__Directions for this task__:
Exactly repeat the material, dropping only the pictures.

__Available data__:
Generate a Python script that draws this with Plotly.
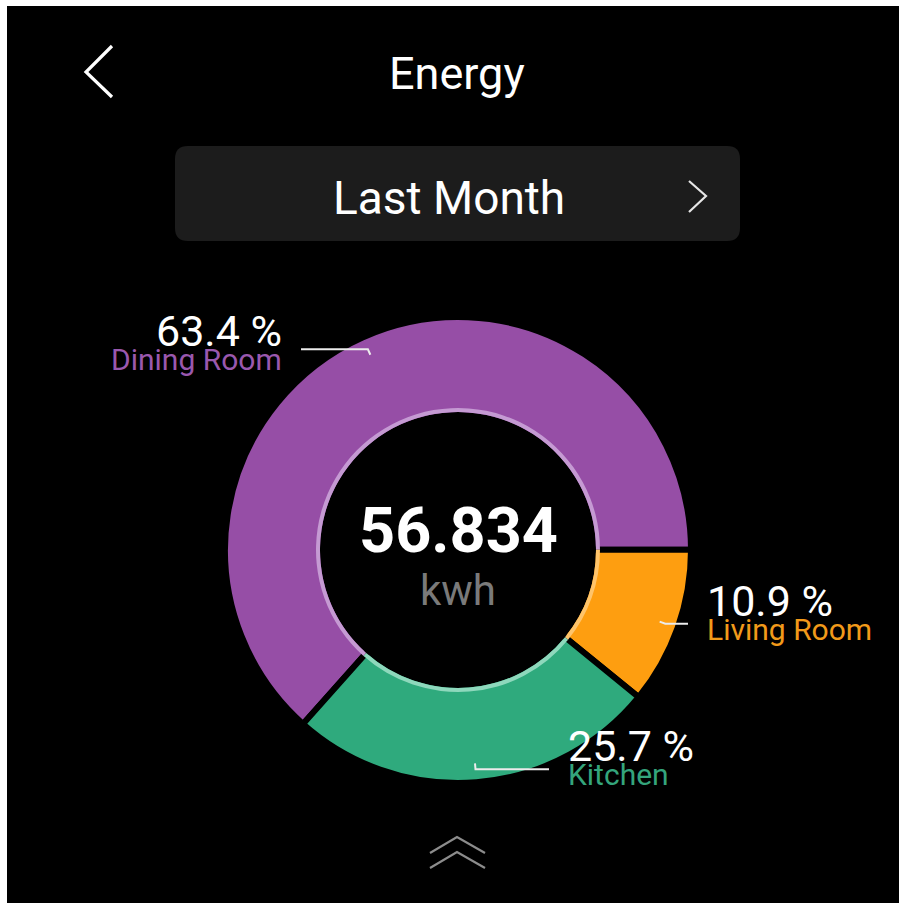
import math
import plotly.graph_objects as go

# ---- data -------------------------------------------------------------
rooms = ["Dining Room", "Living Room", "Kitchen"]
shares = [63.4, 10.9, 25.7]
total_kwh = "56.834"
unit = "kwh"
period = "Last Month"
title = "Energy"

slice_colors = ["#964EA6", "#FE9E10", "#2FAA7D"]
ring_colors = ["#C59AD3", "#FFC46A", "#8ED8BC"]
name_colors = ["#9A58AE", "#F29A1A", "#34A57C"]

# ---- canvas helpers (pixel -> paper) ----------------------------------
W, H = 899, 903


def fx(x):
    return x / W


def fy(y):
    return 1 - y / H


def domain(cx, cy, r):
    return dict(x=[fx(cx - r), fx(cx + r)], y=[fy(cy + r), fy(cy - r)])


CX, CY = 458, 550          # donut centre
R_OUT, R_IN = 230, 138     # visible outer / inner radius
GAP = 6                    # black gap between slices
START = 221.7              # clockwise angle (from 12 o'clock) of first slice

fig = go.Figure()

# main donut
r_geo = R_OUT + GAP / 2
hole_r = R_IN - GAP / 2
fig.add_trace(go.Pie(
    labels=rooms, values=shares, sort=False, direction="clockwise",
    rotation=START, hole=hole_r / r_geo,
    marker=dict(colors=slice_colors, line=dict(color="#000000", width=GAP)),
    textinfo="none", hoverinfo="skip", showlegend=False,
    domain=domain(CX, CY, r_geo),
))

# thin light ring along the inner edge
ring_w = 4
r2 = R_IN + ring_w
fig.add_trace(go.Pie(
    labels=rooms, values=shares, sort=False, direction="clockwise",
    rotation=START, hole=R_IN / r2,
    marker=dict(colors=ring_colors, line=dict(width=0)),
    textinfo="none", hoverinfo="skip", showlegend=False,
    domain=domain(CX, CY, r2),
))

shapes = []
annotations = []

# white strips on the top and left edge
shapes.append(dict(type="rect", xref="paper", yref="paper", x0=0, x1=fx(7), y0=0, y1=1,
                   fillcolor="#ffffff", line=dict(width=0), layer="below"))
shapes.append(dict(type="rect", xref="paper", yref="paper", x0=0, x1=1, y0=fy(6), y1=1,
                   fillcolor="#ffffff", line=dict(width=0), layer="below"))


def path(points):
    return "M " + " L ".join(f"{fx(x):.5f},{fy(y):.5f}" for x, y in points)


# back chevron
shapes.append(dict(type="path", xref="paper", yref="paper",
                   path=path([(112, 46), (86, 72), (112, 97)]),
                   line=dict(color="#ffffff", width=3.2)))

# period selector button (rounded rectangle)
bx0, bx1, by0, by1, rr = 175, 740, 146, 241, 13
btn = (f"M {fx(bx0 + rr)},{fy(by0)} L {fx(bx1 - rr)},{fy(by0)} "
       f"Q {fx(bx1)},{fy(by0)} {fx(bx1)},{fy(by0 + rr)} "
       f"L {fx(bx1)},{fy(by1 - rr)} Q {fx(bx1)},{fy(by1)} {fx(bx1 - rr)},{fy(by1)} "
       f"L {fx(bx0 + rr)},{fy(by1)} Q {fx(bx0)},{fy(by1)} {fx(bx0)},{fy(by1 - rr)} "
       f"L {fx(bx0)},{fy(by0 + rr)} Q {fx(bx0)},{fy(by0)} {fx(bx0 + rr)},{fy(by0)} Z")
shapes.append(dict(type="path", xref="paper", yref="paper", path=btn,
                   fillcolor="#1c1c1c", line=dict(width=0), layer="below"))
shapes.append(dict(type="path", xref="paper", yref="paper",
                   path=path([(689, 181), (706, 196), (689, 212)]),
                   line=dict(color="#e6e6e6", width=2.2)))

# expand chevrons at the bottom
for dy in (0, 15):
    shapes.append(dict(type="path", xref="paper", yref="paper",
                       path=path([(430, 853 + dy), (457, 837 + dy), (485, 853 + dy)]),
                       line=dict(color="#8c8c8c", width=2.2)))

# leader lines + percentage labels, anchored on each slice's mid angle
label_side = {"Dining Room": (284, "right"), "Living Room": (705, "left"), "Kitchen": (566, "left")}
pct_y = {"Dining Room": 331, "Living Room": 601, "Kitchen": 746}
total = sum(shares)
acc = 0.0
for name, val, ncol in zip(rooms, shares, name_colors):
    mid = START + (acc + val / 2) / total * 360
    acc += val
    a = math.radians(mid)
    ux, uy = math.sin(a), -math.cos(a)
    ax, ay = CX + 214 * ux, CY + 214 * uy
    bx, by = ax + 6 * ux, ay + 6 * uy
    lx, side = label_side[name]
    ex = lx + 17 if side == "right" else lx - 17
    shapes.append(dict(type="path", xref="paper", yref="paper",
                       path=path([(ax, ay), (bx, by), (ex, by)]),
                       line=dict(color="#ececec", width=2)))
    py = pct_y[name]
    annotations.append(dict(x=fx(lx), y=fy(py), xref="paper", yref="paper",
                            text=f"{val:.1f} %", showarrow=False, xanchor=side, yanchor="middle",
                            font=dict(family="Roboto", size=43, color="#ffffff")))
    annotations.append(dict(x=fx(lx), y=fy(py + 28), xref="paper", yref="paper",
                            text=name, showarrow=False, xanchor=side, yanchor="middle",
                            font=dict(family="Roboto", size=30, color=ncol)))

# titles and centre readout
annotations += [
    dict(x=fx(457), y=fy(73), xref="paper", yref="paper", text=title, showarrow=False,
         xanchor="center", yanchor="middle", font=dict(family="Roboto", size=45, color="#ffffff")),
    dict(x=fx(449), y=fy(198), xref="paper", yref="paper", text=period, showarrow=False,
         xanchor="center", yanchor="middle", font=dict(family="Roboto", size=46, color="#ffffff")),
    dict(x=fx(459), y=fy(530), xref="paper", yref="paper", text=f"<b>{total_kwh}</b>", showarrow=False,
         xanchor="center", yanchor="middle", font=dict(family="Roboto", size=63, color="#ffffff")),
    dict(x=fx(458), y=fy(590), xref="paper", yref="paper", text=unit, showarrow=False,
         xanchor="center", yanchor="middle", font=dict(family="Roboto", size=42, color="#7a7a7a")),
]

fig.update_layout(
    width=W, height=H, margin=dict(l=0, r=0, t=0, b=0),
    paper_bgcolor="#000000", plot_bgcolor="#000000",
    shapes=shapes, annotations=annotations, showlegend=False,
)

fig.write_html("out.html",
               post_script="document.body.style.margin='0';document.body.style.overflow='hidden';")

__Task result__:
Generate a Python script that draws this with Plotly.
import math
import plotly.graph_objects as go

# ---- data -------------------------------------------------------------
rooms = ["Dining Room", "Living Room", "Kitchen"]
shares = [63.4, 10.9, 25.7]
total_kwh = "56.834"
unit = "kwh"
period = "Last Month"
title = "Energy"

slice_colors = ["#964EA6", "#FE9E10", "#2FAA7D"]
ring_colors = ["#C59AD3", "#FFC46A", "#8ED8BC"]
name_colors = ["#9A58AE", "#F29A1A", "#34A57C"]

# ---- canvas helpers (pixel -> paper) ----------------------------------
W, H = 899, 903


def fx(x):
    return x / W


def fy(y):
    return 1 - y / H


def domain(cx, cy, r):
    return dict(x=[fx(cx - r), fx(cx + r)], y=[fy(cy + r), fy(cy - r)])


CX, CY = 458, 550          # donut centre
R_OUT, R_IN = 230, 138     # visible outer / inner radius
GAP = 6                    # black gap between slices
START = 221.7              # clockwise angle (from 12 o'clock) of first slice

fig = go.Figure()

# main donut
r_geo = R_OUT + GAP / 2
hole_r = R_IN - GAP / 2
fig.add_trace(go.Pie(
    labels=rooms, values=shares, sort=False, direction="clockwise",
    rotation=START, hole=hole_r / r_geo,
    marker=dict(colors=slice_colors, line=dict(color="#000000", width=GAP)),
    textinfo="none", hoverinfo="skip", showlegend=False,
    domain=domain(CX, CY, r_geo),
))

# thin light ring along the inner edge
ring_w = 4
r2 = R_IN + ring_w
fig.add_trace(go.Pie(
    labels=rooms, values=shares, sort=False, direction="clockwise",
    rotation=START, hole=R_IN / r2,
    marker=dict(colors=ring_colors, line=dict(width=0)),
    textinfo="none", hoverinfo="skip", showlegend=False,
    domain=domain(CX, CY, r2),
))

shapes = []
annotations = []

# white strips on the top and left edge
shapes.append(dict(type="rect", xref="paper", yref="paper", x0=0, x1=fx(7), y0=0, y1=1,
                   fillcolor="#ffffff", line=dict(width=0), layer="below"))
shapes.append(dict(type="rect", xref="paper", yref="paper", x0=0, x1=1, y0=fy(6), y1=1,
                   fillcolor="#ffffff", line=dict(width=0), layer="below"))


def path(points):
    return "M " + " L ".join(f"{fx(x):.5f},{fy(y):.5f}" for x, y in points)


# back chevron
shapes.append(dict(type="path", xref="paper", yref="paper",
                   path=path([(112, 46), (86, 72), (112, 97)]),
                   line=dict(color="#ffffff", width=3.2)))

# period selector button (rounded rectangle)
bx0, bx1, by0, by1, rr = 175, 740, 146, 241, 13
btn = (f"M {fx(bx0 + rr)},{fy(by0)} L {fx(bx1 - rr)},{fy(by0)} "
       f"Q {fx(bx1)},{fy(by0)} {fx(bx1)},{fy(by0 + rr)} "
       f"L {fx(bx1)},{fy(by1 - rr)} Q {fx(bx1)},{fy(by1)} {fx(bx1 - rr)},{fy(by1)} "
       f"L {fx(bx0 + rr)},{fy(by1)} Q {fx(bx0)},{fy(by1)} {fx(bx0)},{fy(by1 - rr)} "
       f"L {fx(bx0)},{fy(by0 + rr)} Q {fx(bx0)},{fy(by0)} {fx(bx0 + rr)},{fy(by0)} Z")
shapes.append(dict(type="path", xref="paper", yref="paper", path=btn,
                   fillcolor="#1c1c1c", line=dict(width=0), layer="below"))
shapes.append(dict(type="path", xref="paper", yref="paper",
                   path=path([(689, 181), (706, 196), (689, 212)]),
                   line=dict(color="#e6e6e6", width=2.2)))

# expand chevrons at the bottom
for dy in (0, 15):
    shapes.append(dict(type="path", xref="paper", yref="paper",
                       path=path([(430, 853 + dy), (457, 837 + dy), (485, 853 + dy)]),
                       line=dict(color="#8c8c8c", width=2.2)))

# leader lines + percentage labels, anchored on each slice's mid angle
label_side = {"Dining Room": (284, "right"), "Living Room": (705, "left"), "Kitchen": (566, "left")}
pct_y = {"Dining Room": 331, "Living Room": 601, "Kitchen": 746}
total = sum(shares)
acc = 0.0
for name, val, ncol in zip(rooms, shares, name_colors):
    mid = START + (acc + val / 2) / total * 360
    acc += val
    a = math.radians(mid)
    ux, uy = math.sin(a), -math.cos(a)
    ax, ay = CX + 214 * ux, CY + 214 * uy
    bx, by = ax + 6 * ux, ay + 6 * uy
    lx, side = label_side[name]
    ex = lx + 17 if side == "right" else lx - 17
    shapes.append(dict(type="path", xref="paper", yref="paper",
                       path=path([(ax, ay), (bx, by), (ex, by)]),
                       line=dict(color="#ececec", width=2)))
    py = pct_y[name]
    annotations.append(dict(x=fx(lx), y=fy(py), xref="paper", yref="paper",
                            text=f"{val:.1f} %", showarrow=False, xanchor=side, yanchor="middle",
                            font=dict(family="Roboto", size=43, color="#ffffff")))
    annotations.append(dict(x=fx(lx), y=fy(py + 28), xref="paper", yref="paper",
                            text=name, showarrow=False, xanchor=side, yanchor="middle",
                            font=dict(family="Roboto", size=30, color=ncol)))

# titles and centre readout
annotations += [
    dict(x=fx(457), y=fy(73), xref="paper", yref="paper", text=title, showarrow=False,
         xanchor="center", yanchor="middle", font=dict(family="Roboto", size=45, color="#ffffff")),
    dict(x=fx(449), y=fy(198), xref="paper", yref="paper", text=period, showarrow=False,
         xanchor="center", yanchor="middle", font=dict(family="Roboto", size=46, color="#ffffff")),
    dict(x=fx(459), y=fy(530), xref="paper", yref="paper", text=f"<b>{total_kwh}</b>", showarrow=False,
         xanchor="center", yanchor="middle", font=dict(family="Roboto", size=63, color="#ffffff")),
    dict(x=fx(458), y=fy(590), xref="paper", yref="paper", text=unit, showarrow=False,
         xanchor="center", yanchor="middle", font=dict(family="Roboto", size=42, color="#7a7a7a")),
]

fig.update_layout(
    width=W, height=H, margin=dict(l=0, r=0, t=0, b=0),
    paper_bgcolor="#000000", plot_bgcolor="#000000",
    shapes=shapes, annotations=annotations, showlegend=False,
)

fig.write_html("out.html",
               post_script="document.body.style.margin='0';document.body.style.overflow='hidden';")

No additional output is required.